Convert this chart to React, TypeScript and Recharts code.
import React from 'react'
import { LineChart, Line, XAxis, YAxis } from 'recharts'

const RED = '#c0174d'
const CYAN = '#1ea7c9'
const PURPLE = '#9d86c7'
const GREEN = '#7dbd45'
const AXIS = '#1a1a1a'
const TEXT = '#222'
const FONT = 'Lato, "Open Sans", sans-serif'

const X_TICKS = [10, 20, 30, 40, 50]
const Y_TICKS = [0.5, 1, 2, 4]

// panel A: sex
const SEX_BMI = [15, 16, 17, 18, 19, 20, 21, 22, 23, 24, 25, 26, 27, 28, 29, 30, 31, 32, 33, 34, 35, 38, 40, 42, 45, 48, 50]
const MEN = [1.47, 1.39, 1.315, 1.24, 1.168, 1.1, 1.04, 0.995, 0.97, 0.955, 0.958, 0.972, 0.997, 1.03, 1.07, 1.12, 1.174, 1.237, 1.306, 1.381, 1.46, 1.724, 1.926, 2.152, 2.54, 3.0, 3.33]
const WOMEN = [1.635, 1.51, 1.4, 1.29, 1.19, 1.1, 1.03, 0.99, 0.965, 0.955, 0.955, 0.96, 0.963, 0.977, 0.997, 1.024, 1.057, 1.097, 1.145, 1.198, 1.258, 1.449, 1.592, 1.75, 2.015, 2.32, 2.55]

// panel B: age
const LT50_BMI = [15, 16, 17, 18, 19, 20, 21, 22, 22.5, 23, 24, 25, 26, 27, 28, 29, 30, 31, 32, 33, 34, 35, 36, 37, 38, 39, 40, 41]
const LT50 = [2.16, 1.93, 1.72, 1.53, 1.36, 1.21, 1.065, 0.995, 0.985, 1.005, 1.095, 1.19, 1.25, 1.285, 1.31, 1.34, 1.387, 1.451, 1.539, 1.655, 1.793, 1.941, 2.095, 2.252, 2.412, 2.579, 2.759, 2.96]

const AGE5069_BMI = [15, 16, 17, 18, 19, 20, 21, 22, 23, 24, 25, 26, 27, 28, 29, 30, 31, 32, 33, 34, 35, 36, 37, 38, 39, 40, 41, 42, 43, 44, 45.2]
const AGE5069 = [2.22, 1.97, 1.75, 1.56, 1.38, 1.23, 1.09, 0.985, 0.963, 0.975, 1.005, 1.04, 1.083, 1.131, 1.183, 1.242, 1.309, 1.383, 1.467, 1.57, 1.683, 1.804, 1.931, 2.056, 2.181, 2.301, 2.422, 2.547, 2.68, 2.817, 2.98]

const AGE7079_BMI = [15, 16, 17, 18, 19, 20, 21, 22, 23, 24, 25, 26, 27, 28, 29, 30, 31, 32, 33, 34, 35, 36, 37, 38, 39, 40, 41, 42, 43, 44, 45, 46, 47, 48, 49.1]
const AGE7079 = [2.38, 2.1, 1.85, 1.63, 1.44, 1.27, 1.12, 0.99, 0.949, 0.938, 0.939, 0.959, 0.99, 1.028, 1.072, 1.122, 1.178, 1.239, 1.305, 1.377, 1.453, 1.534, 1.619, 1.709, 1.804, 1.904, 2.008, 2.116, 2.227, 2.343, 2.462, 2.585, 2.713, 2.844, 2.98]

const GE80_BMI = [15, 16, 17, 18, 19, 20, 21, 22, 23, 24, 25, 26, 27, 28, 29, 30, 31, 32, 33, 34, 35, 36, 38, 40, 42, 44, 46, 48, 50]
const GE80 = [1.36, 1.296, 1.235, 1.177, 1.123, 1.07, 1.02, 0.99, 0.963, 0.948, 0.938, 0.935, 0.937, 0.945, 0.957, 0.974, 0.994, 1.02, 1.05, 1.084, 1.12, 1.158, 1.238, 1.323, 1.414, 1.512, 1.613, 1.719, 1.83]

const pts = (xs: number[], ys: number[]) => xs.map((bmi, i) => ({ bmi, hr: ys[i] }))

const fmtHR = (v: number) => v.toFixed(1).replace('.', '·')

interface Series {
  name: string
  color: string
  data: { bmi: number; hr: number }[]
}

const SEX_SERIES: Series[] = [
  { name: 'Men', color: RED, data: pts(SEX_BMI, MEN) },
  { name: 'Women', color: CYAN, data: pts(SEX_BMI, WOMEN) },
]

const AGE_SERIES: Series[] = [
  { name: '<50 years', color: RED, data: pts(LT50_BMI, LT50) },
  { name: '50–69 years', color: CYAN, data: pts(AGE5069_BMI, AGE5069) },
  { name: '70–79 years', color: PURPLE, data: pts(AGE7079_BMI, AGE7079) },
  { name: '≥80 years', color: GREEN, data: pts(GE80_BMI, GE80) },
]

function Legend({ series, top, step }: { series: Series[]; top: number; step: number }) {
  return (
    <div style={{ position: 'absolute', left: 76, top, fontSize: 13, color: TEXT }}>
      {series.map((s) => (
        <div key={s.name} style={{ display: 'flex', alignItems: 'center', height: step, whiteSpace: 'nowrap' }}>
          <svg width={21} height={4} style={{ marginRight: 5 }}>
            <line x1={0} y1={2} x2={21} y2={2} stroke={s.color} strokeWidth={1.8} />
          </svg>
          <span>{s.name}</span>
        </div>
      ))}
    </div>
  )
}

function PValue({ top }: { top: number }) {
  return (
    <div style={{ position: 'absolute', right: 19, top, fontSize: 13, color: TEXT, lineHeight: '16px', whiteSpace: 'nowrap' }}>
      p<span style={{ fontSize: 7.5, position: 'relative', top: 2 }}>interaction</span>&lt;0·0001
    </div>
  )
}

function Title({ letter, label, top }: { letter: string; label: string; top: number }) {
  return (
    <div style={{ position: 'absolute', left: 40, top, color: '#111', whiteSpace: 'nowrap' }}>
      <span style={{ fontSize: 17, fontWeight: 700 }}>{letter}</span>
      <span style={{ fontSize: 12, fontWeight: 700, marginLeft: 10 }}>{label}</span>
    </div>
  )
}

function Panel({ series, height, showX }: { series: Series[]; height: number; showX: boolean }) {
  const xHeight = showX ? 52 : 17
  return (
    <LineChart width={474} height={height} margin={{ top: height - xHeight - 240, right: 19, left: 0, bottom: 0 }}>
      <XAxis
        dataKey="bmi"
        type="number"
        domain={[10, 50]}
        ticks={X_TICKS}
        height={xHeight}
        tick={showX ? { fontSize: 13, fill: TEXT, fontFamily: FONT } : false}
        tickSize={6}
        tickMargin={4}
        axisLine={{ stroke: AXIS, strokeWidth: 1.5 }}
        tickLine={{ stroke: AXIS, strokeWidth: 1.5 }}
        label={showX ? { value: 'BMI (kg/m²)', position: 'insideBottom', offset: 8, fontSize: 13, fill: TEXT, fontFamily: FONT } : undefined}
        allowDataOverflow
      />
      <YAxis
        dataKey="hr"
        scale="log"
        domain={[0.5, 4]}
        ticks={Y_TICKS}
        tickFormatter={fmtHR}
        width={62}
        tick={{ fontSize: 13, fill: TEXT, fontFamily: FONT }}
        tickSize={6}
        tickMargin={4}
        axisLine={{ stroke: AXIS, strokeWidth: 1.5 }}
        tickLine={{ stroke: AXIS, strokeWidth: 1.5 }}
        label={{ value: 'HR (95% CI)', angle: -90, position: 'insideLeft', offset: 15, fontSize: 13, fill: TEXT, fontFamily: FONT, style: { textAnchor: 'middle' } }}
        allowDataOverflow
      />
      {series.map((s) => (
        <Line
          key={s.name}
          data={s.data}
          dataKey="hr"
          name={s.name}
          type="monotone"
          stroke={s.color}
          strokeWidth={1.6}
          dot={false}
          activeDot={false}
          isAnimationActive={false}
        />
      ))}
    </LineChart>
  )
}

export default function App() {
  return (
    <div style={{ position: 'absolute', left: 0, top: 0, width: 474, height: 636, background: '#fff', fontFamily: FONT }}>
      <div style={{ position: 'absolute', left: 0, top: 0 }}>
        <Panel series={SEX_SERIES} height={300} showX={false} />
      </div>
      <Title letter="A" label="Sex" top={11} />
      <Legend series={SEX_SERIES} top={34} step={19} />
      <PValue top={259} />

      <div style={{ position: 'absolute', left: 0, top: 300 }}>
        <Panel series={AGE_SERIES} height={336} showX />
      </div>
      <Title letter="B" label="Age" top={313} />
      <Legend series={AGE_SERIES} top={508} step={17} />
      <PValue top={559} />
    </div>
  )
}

━━━━

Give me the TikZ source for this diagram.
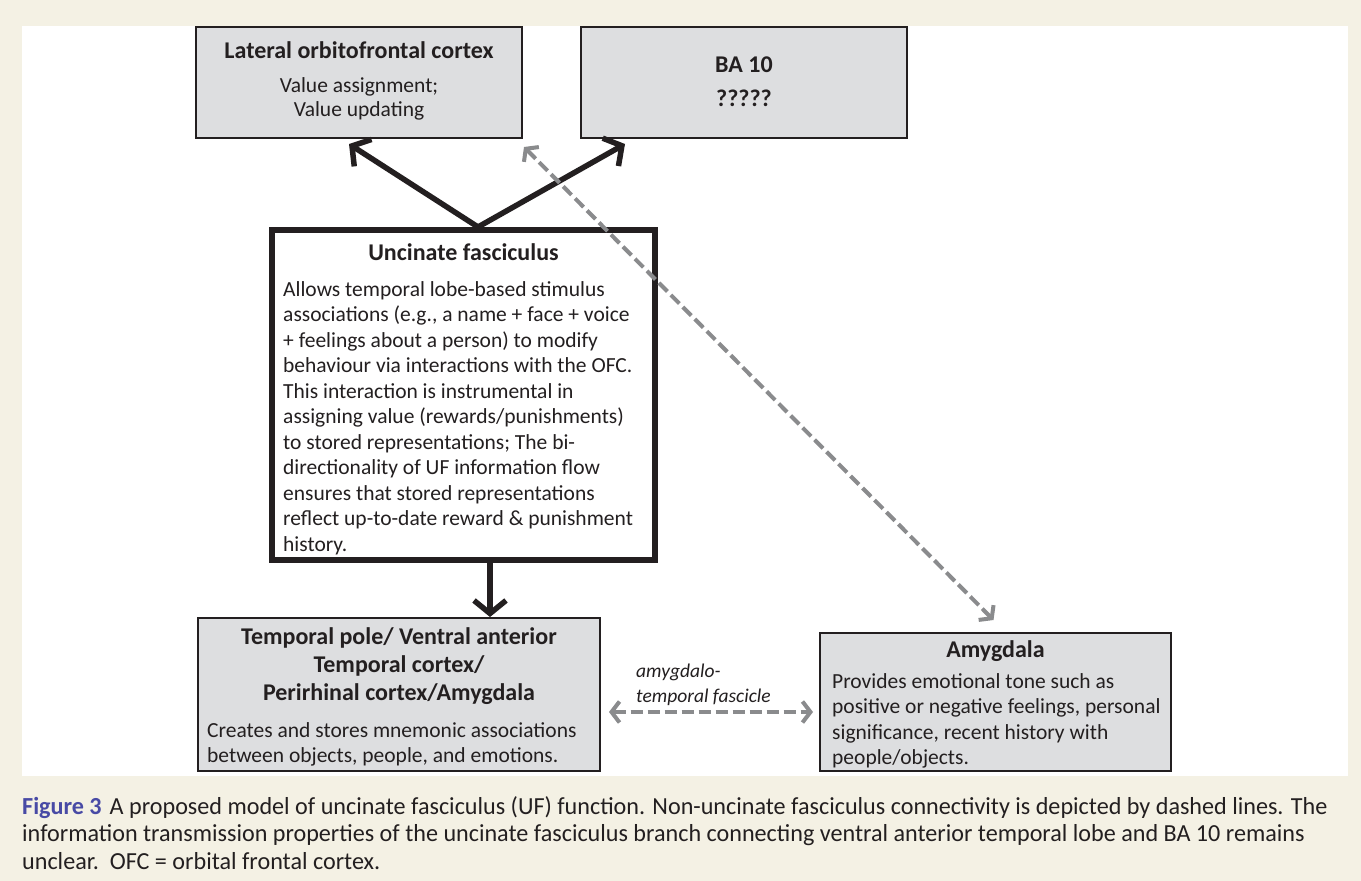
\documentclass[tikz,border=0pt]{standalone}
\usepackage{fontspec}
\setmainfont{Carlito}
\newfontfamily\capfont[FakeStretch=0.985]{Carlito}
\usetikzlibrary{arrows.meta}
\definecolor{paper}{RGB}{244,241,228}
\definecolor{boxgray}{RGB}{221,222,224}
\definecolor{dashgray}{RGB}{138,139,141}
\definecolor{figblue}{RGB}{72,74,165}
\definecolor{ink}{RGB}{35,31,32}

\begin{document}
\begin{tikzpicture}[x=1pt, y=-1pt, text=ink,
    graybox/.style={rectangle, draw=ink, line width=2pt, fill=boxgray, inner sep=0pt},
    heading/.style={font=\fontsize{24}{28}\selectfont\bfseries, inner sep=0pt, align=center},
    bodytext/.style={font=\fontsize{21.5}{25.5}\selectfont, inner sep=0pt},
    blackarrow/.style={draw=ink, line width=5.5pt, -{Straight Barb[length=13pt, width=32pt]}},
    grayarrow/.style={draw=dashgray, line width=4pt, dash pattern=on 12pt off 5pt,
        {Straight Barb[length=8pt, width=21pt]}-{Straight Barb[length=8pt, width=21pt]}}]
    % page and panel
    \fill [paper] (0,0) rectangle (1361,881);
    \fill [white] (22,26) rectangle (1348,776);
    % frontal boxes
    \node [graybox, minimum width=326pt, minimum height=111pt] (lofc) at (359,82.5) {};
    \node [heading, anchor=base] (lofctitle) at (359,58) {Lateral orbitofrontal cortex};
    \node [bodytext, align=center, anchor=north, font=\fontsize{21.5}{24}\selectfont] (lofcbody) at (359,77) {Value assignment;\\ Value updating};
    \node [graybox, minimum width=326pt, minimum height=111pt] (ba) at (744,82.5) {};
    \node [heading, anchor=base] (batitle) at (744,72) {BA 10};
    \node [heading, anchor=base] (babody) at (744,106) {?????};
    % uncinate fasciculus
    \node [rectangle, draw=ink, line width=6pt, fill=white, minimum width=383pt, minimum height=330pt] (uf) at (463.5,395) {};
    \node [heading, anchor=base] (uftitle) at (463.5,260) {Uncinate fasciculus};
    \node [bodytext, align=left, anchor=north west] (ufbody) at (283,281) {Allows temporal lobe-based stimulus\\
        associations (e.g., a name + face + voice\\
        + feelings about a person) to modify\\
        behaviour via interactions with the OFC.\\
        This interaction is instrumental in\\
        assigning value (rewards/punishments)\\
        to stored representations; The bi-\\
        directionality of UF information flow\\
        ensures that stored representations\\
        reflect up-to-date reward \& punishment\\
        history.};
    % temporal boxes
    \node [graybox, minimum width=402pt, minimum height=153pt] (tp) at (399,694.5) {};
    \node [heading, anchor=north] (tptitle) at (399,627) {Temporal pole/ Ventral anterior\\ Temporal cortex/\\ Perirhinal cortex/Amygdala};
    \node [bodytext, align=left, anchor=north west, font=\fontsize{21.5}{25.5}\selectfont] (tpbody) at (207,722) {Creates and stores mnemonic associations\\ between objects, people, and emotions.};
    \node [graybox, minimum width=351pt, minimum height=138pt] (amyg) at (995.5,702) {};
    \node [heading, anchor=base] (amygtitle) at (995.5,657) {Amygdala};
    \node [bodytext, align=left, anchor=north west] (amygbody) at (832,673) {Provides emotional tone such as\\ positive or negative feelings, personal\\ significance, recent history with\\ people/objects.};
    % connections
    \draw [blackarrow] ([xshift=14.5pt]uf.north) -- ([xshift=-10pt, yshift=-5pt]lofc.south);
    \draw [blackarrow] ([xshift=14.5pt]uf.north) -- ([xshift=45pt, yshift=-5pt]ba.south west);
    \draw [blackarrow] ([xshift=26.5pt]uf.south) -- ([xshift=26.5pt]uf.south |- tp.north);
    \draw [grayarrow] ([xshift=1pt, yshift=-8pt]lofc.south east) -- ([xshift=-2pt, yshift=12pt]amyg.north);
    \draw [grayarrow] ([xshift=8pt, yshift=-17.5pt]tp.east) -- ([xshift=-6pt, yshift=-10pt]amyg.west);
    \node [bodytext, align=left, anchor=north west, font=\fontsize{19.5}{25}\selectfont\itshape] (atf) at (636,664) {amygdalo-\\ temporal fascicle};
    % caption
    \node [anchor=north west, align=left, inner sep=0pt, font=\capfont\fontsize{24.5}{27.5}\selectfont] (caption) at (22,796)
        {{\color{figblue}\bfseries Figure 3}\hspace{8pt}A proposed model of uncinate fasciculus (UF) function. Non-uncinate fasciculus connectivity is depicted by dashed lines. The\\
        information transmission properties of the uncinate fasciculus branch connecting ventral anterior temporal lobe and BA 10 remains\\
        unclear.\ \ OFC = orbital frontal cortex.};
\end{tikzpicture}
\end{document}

━━━━

**Goal**
Write the lines again exactly, beginning at the line that has "Convert this chart" and stopping after the line that has "const Y_TICKS = [0.5, 1, 2, 4]"; include no other lines.

**Answer to the problem**
Convert this chart to React, TypeScript and Recharts code.
import React from 'react'
import { LineChart, Line, XAxis, YAxis } from 'recharts'

const RED = '#c0174d'
const CYAN = '#1ea7c9'
const PURPLE = '#9d86c7'
const GREEN = '#7dbd45'
const AXIS = '#1a1a1a'
const TEXT = '#222'
const FONT = 'Lato, "Open Sans", sans-serif'

const X_TICKS = [10, 20, 30, 40, 50]
const Y_TICKS = [0.5, 1, 2, 4]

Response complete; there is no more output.